MG-WFBP: Merging Gradients Wisely for Efficient Communication in Distributed Deep Learning
This work addresses a communication bottleneck in distributed training for deep learning practitioners, offering an incremental improvement over existing methods.
The paper tackles the inefficiency of communication in distributed deep learning by merging small gradient communication tasks to reduce overall training time, achieving significantly better scaling performance than existing methods, as shown in experiments with up to 2048 GPUs.

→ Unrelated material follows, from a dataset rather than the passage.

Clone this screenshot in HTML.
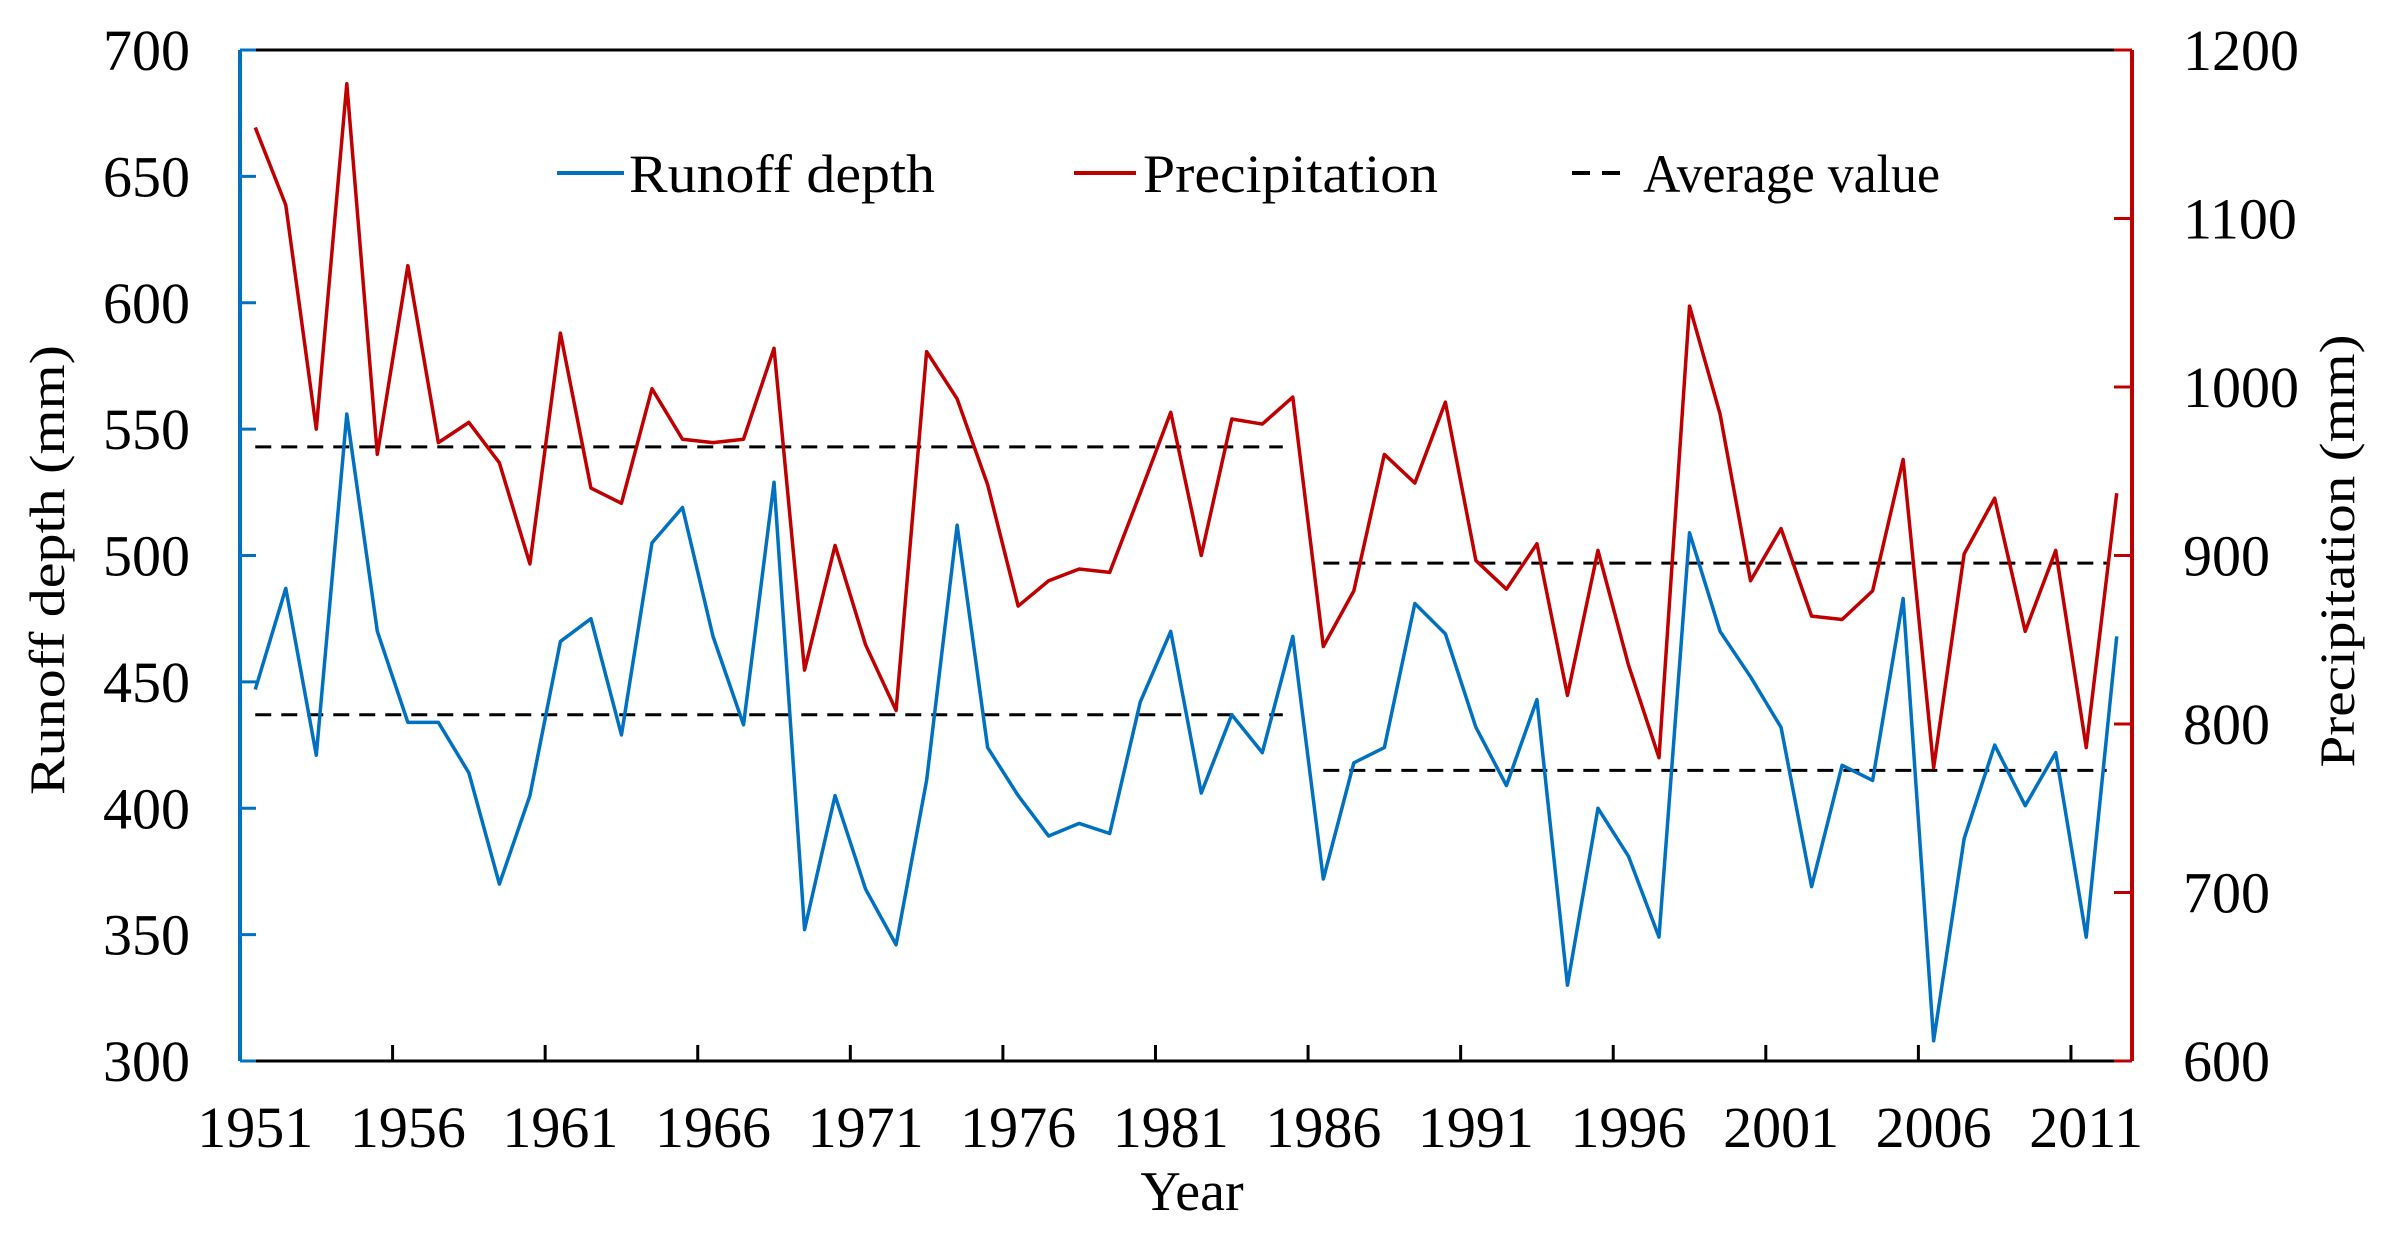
<!DOCTYPE html>
<html><head><meta charset="utf-8"><style>
html,body{margin:0;padding:0;background:#fff;}
svg text{font-family:"Liberation Serif",serif;fill:#000;}
</style></head><body>
<svg id="chart" width="2387" height="1235" xmlns="http://www.w3.org/2000/svg">
<g id="plot"></g>
</svg>
<script>
const years = [];
for (let y = 1951; y <= 2012; y++) years.push(y);
const runoff = [447,487,421,556,470,434,434,414,370,405,466,475,429,505,519,468,433,529,352,405,368,346,411,512,424,405,389,394,390,442,470,406,437,422,468,372,418,424,481,469,432,409,443,330,400,381,349,509,470,452,432,369,417,411,483,308,388,425,401,422,349,468];
const precip = [1154,1108,975,1180,960,1072,967,979,955,895,1032,940,931,999,969,967,969,1023,832,906,847,808,1021,993,942,870,885,892,890,937,985,900,981,978,994,846,879,960,943,991,897,880,907,817,903,835,780,1048,984,885,916,864,862,879,957,774,901,934,855,903,786,937];
const leftTicks = [300,350,400,450,500,550,600,650,700];
const rightTicks = [600,700,800,900,1000,1100,1200];
const xLabels = [1951,1956,1961,1966,1971,1976,1981,1986,1991,1996,2001,2006,2011];
const avgRunoff = [{from:1951,to:1985,value:437},{from:1986,to:2012,value:415}];
const avgPrecip = [{from:1951,to:1985,value:964.5},{from:1986,to:2012,value:895.5}];

const L=240,R=2132,T=50,B=1061;
const step=(R-L)/years.length;
const xs=y=>L+(y-1951+0.5)*step;
const yl=v=>B-(v-300)/400*(B-T);
const yr=v=>B-(v-600)/600*(B-T);
const NS="http://www.w3.org/2000/svg";
const g=document.getElementById('plot');
function mk(tag,attrs,parent){const e=document.createElementNS(NS,tag);for(const k in attrs)e.setAttribute(k,attrs[k]);(parent||g).appendChild(e);return e;}

// axes
let e;
e=mk('line',{x1:L,y1:T,x2:R,y2:T,stroke:'#000','stroke-width':3});


e=mk('line',{x1:L,y1:B,x2:R,y2:B,stroke:'#000','stroke-width':3});


e=mk('line',{x1:L,y1:T,x2:L,y2:B,stroke:'#0070c0','stroke-width':4});


e=mk('line',{x1:R,y1:T,x2:R,y2:B,stroke:'#c00000','stroke-width':4});



leftTicks.forEach(v=>{
  const t=mk('line',{x1:L,y1:yl(v),x2:L+16,y2:yl(v),stroke:'#0070c0','stroke-width':3});
  
  
  const tx=mk('text',{x:190,y:yl(v)+20,'font-size':58,'text-anchor':'end'});
  
  
  tx.textContent=v;
});
rightTicks.forEach(v=>{
  const t=mk('line',{x1:R-18,y1:yr(v),x2:R,y2:yr(v),stroke:'#c00000','stroke-width':3});
  
  
  const tx=mk('text',{x:2183,y:yr(v)+20,'font-size':58});
  
  
  tx.textContent=v;
});
xLabels.forEach(v=>{
  if(v>1951){
    const tk=mk('line',{x1:xs(v)-step/2,y1:B,x2:xs(v)-step/2,y2:B-16,stroke:'#000','stroke-width':3});
    
    
  }
  const tx=mk('text',{x:xs(v),y:1147,'font-size':58,'text-anchor':'middle'});
  
  
  tx.textContent=v;
});

// averages
avgRunoff.concat(avgPrecip.map(a=>({from:a.from,to:a.to,value:a.value,right:true}))).forEach(a=>{
  const y=a.right?yr(a.value):yl(a.value);
  const ln=mk('line',{x1:xs(a.from),y1:y,x2:xs(a.to)-10,y2:y,stroke:'#000','stroke-width':3,'stroke-dasharray':'16,10'});
  
  
});

// series
const pr=mk('polyline',{points:precip.map((v,i)=>xs(years[i])+','+yr(v)).join(' '),fill:'none',stroke:'#c00000','stroke-width':3.5,'stroke-linejoin':'round'});


const ro=mk('polyline',{points:runoff.map((v,i)=>xs(years[i])+','+yl(v)).join(' '),fill:'none',stroke:'#0070c0','stroke-width':3.5,'stroke-linejoin':'round'});



// legend
function leg(x1,x2,color,dash,tx,txt,w,name){
  const gg=mk('g',{});
  
  
  const a={x1:x1,y1:173,x2:x2,y2:173,stroke:color,'stroke-width':4};
  if(dash)a['stroke-dasharray']='18,12';
  mk('line',a,gg);
  const t=mk('text',{x:tx,y:192,'font-size':54,textLength:w,lengthAdjust:'spacingAndGlyphs'},gg);
  t.textContent=txt;
}
leg(557,624,'#0070c0',false,629,'Runoff depth',306,'legend-runoff');
leg(1074,1136,'#c00000',false,1143,'Precipitation',295,'legend-precipitation');
leg(1572,1632,'#000',true,1643,'Average value',297,'legend-average');

// axis titles
let at=mk('text',{x:0,y:0,'font-size':50,'text-anchor':'middle',transform:'translate(64,570) rotate(-90)',textLength:450,lengthAdjust:'spacingAndGlyphs'});


at.textContent='Runoff depth (mm)';
at=mk('text',{x:0,y:0,'font-size':50,'text-anchor':'middle',transform:'translate(2354,551) rotate(-90)',textLength:433,lengthAdjust:'spacingAndGlyphs'});


at.textContent='Precipitation (mm)';
at=mk('text',{x:1192,y:1210,'font-size':56,'text-anchor':'middle'});


at.textContent='Year';
</script>
</body></html>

Distributed synchronous stochastic gradient descent has been widely used to train deep neural networks (DNNs) on computer clusters. With the increase of computational power, network communications generally limit the system scalability. Wait-free backpropagation (WFBP) is a popular solution to overlap communications with computations during the training process. In this paper, we observe that many DNNs have a large number of layers with only a small amount of data to be communicated at each layer in distributed training, which could make WFBP inefficient. Based on the fact that merging some short communication tasks into a single one can reduce the overall communication time, we formulate an optimization problem to minimize the training time in pipelining communications and computations. We derive an optimal solution that can be solved efficiently without affecting the training performance. We then apply the solution to propose a distributed training algorithm named merged-gradient WFBP (MG-WFBP) and implement it in two platforms Caffe and PyTorch. Extensive experiments in three GPU clusters are conducted to verify the effectiveness of MG-WFBP. We further exploit trace-based simulations of 4 to 2048 GPUs to explore the potential scaling efficiency of MG-WFBP. Experimental results show that MG-WFBP achieves much better scaling performance than existing methods.